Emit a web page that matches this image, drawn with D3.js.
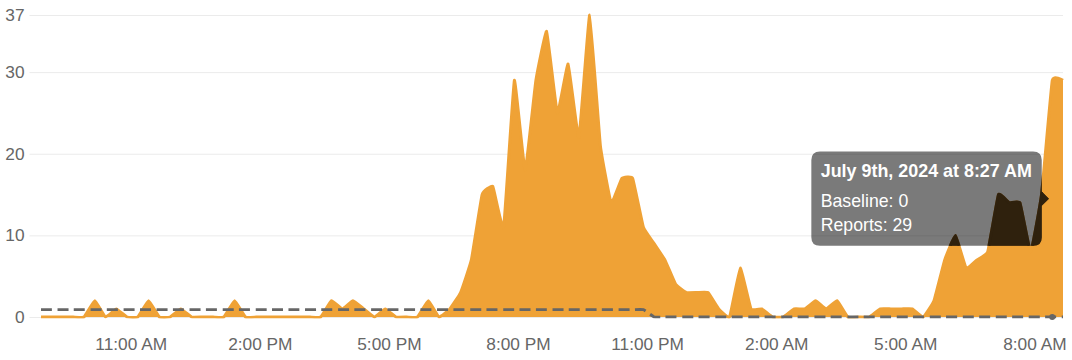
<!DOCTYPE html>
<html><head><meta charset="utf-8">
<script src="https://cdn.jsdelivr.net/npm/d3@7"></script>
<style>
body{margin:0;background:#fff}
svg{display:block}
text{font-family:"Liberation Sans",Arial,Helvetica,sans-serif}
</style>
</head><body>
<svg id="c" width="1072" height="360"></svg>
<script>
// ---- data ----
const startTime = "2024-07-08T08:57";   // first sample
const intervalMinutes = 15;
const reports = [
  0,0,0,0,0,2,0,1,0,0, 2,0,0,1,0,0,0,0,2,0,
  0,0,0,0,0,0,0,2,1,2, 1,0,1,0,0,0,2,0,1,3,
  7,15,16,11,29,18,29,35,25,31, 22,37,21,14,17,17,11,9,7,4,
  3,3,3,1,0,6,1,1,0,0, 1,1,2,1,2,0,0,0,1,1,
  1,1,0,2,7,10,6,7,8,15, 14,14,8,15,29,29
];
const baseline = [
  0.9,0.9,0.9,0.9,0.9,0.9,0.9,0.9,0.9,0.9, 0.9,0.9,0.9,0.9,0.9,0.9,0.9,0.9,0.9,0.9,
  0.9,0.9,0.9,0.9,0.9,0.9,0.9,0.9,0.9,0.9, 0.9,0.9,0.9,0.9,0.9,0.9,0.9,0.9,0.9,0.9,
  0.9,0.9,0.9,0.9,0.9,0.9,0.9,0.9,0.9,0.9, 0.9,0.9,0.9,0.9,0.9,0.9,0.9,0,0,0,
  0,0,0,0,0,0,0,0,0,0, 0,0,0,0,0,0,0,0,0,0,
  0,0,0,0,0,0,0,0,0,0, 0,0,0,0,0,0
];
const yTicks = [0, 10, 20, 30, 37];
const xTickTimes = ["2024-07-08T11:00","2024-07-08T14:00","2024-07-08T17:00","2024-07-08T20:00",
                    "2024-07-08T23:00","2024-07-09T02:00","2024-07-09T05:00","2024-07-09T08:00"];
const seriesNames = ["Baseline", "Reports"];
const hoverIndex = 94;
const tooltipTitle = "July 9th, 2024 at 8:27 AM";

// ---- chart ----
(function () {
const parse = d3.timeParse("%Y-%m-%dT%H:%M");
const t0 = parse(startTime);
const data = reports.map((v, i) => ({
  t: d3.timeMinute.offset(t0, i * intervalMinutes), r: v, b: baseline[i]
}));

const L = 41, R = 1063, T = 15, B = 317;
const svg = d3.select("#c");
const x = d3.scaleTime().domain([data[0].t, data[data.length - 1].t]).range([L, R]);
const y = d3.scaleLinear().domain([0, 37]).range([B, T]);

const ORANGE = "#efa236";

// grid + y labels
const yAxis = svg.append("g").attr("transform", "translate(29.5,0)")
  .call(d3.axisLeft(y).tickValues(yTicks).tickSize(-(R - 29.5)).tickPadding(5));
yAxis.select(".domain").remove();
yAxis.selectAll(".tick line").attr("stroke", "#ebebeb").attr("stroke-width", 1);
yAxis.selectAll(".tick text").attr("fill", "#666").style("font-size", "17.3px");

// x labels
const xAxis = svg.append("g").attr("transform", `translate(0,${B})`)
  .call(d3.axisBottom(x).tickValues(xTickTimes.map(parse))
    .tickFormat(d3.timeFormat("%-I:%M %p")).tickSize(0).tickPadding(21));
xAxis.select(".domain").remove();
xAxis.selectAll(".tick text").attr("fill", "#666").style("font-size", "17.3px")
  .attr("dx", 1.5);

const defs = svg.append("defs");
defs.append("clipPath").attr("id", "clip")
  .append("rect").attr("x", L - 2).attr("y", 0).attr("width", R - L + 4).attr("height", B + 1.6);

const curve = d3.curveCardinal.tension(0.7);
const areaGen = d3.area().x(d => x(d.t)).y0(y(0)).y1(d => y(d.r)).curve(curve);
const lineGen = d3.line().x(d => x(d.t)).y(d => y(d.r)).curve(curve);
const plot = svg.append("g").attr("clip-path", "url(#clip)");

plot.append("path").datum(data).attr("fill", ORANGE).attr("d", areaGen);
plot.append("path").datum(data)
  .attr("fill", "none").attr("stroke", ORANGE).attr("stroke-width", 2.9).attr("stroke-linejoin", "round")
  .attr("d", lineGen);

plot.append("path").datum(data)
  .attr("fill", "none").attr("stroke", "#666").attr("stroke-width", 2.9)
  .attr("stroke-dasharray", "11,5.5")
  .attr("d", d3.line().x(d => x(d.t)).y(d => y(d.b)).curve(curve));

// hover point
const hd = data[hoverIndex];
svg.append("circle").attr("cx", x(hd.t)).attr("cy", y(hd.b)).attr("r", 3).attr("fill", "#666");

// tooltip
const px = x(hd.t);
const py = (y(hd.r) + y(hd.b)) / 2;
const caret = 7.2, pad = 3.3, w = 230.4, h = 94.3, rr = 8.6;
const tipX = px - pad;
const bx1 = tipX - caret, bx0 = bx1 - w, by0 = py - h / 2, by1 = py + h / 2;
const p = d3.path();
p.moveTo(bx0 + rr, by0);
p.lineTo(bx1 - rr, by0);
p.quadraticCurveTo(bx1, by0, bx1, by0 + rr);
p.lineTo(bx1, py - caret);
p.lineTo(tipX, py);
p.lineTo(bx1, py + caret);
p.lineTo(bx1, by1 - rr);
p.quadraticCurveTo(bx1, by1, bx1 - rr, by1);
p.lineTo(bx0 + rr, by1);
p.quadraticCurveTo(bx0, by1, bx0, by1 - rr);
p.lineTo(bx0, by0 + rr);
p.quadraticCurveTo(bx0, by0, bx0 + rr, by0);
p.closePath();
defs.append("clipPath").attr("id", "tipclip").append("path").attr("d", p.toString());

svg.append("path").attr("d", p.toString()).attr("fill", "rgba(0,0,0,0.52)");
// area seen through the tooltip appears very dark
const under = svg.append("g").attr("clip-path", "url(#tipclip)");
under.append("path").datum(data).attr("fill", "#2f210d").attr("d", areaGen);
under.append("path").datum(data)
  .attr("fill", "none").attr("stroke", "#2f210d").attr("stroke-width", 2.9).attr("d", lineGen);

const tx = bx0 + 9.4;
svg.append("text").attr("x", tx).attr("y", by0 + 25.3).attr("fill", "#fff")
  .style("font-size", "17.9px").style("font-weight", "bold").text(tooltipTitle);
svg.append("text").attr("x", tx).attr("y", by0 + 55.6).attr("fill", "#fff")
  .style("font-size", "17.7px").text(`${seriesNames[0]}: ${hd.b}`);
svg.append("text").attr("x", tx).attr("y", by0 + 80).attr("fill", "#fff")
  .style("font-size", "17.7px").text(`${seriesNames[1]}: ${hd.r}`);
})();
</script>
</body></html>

§ **Your goal**
Return the whole listing, word for word, and leave out every picture.

§ **Output for this task**
Emit a web page that matches this image, drawn with D3.js.
<!DOCTYPE html>
<html><head><meta charset="utf-8">
<script src="https://cdn.jsdelivr.net/npm/d3@7"></script>
<style>
body{margin:0;background:#fff}
svg{display:block}
text{font-family:"Liberation Sans",Arial,Helvetica,sans-serif}
</style>
</head><body>
<svg id="c" width="1072" height="360"></svg>
<script>
// ---- data ----
const startTime = "2024-07-08T08:57";   // first sample
const intervalMinutes = 15;
const reports = [
  0,0,0,0,0,2,0,1,0,0, 2,0,0,1,0,0,0,0,2,0,
  0,0,0,0,0,0,0,2,1,2, 1,0,1,0,0,0,2,0,1,3,
  7,15,16,11,29,18,29,35,25,31, 22,37,21,14,17,17,11,9,7,4,
  3,3,3,1,0,6,1,1,0,0, 1,1,2,1,2,0,0,0,1,1,
  1,1,0,2,7,10,6,7,8,15, 14,14,8,15,29,29
];
const baseline = [
  0.9,0.9,0.9,0.9,0.9,0.9,0.9,0.9,0.9,0.9, 0.9,0.9,0.9,0.9,0.9,0.9,0.9,0.9,0.9,0.9,
  0.9,0.9,0.9,0.9,0.9,0.9,0.9,0.9,0.9,0.9, 0.9,0.9,0.9,0.9,0.9,0.9,0.9,0.9,0.9,0.9,
  0.9,0.9,0.9,0.9,0.9,0.9,0.9,0.9,0.9,0.9, 0.9,0.9,0.9,0.9,0.9,0.9,0.9,0,0,0,
  0,0,0,0,0,0,0,0,0,0, 0,0,0,0,0,0,0,0,0,0,
  0,0,0,0,0,0,0,0,0,0, 0,0,0,0,0,0
];
const yTicks = [0, 10, 20, 30, 37];
const xTickTimes = ["2024-07-08T11:00","2024-07-08T14:00","2024-07-08T17:00","2024-07-08T20:00",
                    "2024-07-08T23:00","2024-07-09T02:00","2024-07-09T05:00","2024-07-09T08:00"];
const seriesNames = ["Baseline", "Reports"];
const hoverIndex = 94;
const tooltipTitle = "July 9th, 2024 at 8:27 AM";

// ---- chart ----
(function () {
const parse = d3.timeParse("%Y-%m-%dT%H:%M");
const t0 = parse(startTime);
const data = reports.map((v, i) => ({
  t: d3.timeMinute.offset(t0, i * intervalMinutes), r: v, b: baseline[i]
}));

const L = 41, R = 1063, T = 15, B = 317;
const svg = d3.select("#c");
const x = d3.scaleTime().domain([data[0].t, data[data.length - 1].t]).range([L, R]);
const y = d3.scaleLinear().domain([0, 37]).range([B, T]);

const ORANGE = "#efa236";

// grid + y labels
const yAxis = svg.append("g").attr("transform", "translate(29.5,0)")
  .call(d3.axisLeft(y).tickValues(yTicks).tickSize(-(R - 29.5)).tickPadding(5));
yAxis.select(".domain").remove();
yAxis.selectAll(".tick line").attr("stroke", "#ebebeb").attr("stroke-width", 1);
yAxis.selectAll(".tick text").attr("fill", "#666").style("font-size", "17.3px");

// x labels
const xAxis = svg.append("g").attr("transform", `translate(0,${B})`)
  .call(d3.axisBottom(x).tickValues(xTickTimes.map(parse))
    .tickFormat(d3.timeFormat("%-I:%M %p")).tickSize(0).tickPadding(21));
xAxis.select(".domain").remove();
xAxis.selectAll(".tick text").attr("fill", "#666").style("font-size", "17.3px")
  .attr("dx", 1.5);

const defs = svg.append("defs");
defs.append("clipPath").attr("id", "clip")
  .append("rect").attr("x", L - 2).attr("y", 0).attr("width", R - L + 4).attr("height", B + 1.6);

const curve = d3.curveCardinal.tension(0.7);
const areaGen = d3.area().x(d => x(d.t)).y0(y(0)).y1(d => y(d.r)).curve(curve);
const lineGen = d3.line().x(d => x(d.t)).y(d => y(d.r)).curve(curve);
const plot = svg.append("g").attr("clip-path", "url(#clip)");

plot.append("path").datum(data).attr("fill", ORANGE).attr("d", areaGen);
plot.append("path").datum(data)
  .attr("fill", "none").attr("stroke", ORANGE).attr("stroke-width", 2.9).attr("stroke-linejoin", "round")
  .attr("d", lineGen);

plot.append("path").datum(data)
  .attr("fill", "none").attr("stroke", "#666").attr("stroke-width", 2.9)
  .attr("stroke-dasharray", "11,5.5")
  .attr("d", d3.line().x(d => x(d.t)).y(d => y(d.b)).curve(curve));

// hover point
const hd = data[hoverIndex];
svg.append("circle").attr("cx", x(hd.t)).attr("cy", y(hd.b)).attr("r", 3).attr("fill", "#666");

// tooltip
const px = x(hd.t);
const py = (y(hd.r) + y(hd.b)) / 2;
const caret = 7.2, pad = 3.3, w = 230.4, h = 94.3, rr = 8.6;
const tipX = px - pad;
const bx1 = tipX - caret, bx0 = bx1 - w, by0 = py - h / 2, by1 = py + h / 2;
const p = d3.path();
p.moveTo(bx0 + rr, by0);
p.lineTo(bx1 - rr, by0);
p.quadraticCurveTo(bx1, by0, bx1, by0 + rr);
p.lineTo(bx1, py - caret);
p.lineTo(tipX, py);
p.lineTo(bx1, py + caret);
p.lineTo(bx1, by1 - rr);
p.quadraticCurveTo(bx1, by1, bx1 - rr, by1);
p.lineTo(bx0 + rr, by1);
p.quadraticCurveTo(bx0, by1, bx0, by1 - rr);
p.lineTo(bx0, by0 + rr);
p.quadraticCurveTo(bx0, by0, bx0 + rr, by0);
p.closePath();
defs.append("clipPath").attr("id", "tipclip").append("path").attr("d", p.toString());

svg.append("path").attr("d", p.toString()).attr("fill", "rgba(0,0,0,0.52)");
// area seen through the tooltip appears very dark
const under = svg.append("g").attr("clip-path", "url(#tipclip)");
under.append("path").datum(data).attr("fill", "#2f210d").attr("d", areaGen);
under.append("path").datum(data)
  .attr("fill", "none").attr("stroke", "#2f210d").attr("stroke-width", 2.9).attr("d", lineGen);

const tx = bx0 + 9.4;
svg.append("text").attr("x", tx).attr("y", by0 + 25.3).attr("fill", "#fff")
  .style("font-size", "17.9px").style("font-weight", "bold").text(tooltipTitle);
svg.append("text").attr("x", tx).attr("y", by0 + 55.6).attr("fill", "#fff")
  .style("font-size", "17.7px").text(`${seriesNames[0]}: ${hd.b}`);
svg.append("text").attr("x", tx).attr("y", by0 + 80).attr("fill", "#fff")
  .style("font-size", "17.7px").text(`${seriesNames[1]}: ${hd.r}`);
})();
</script>
</body></html>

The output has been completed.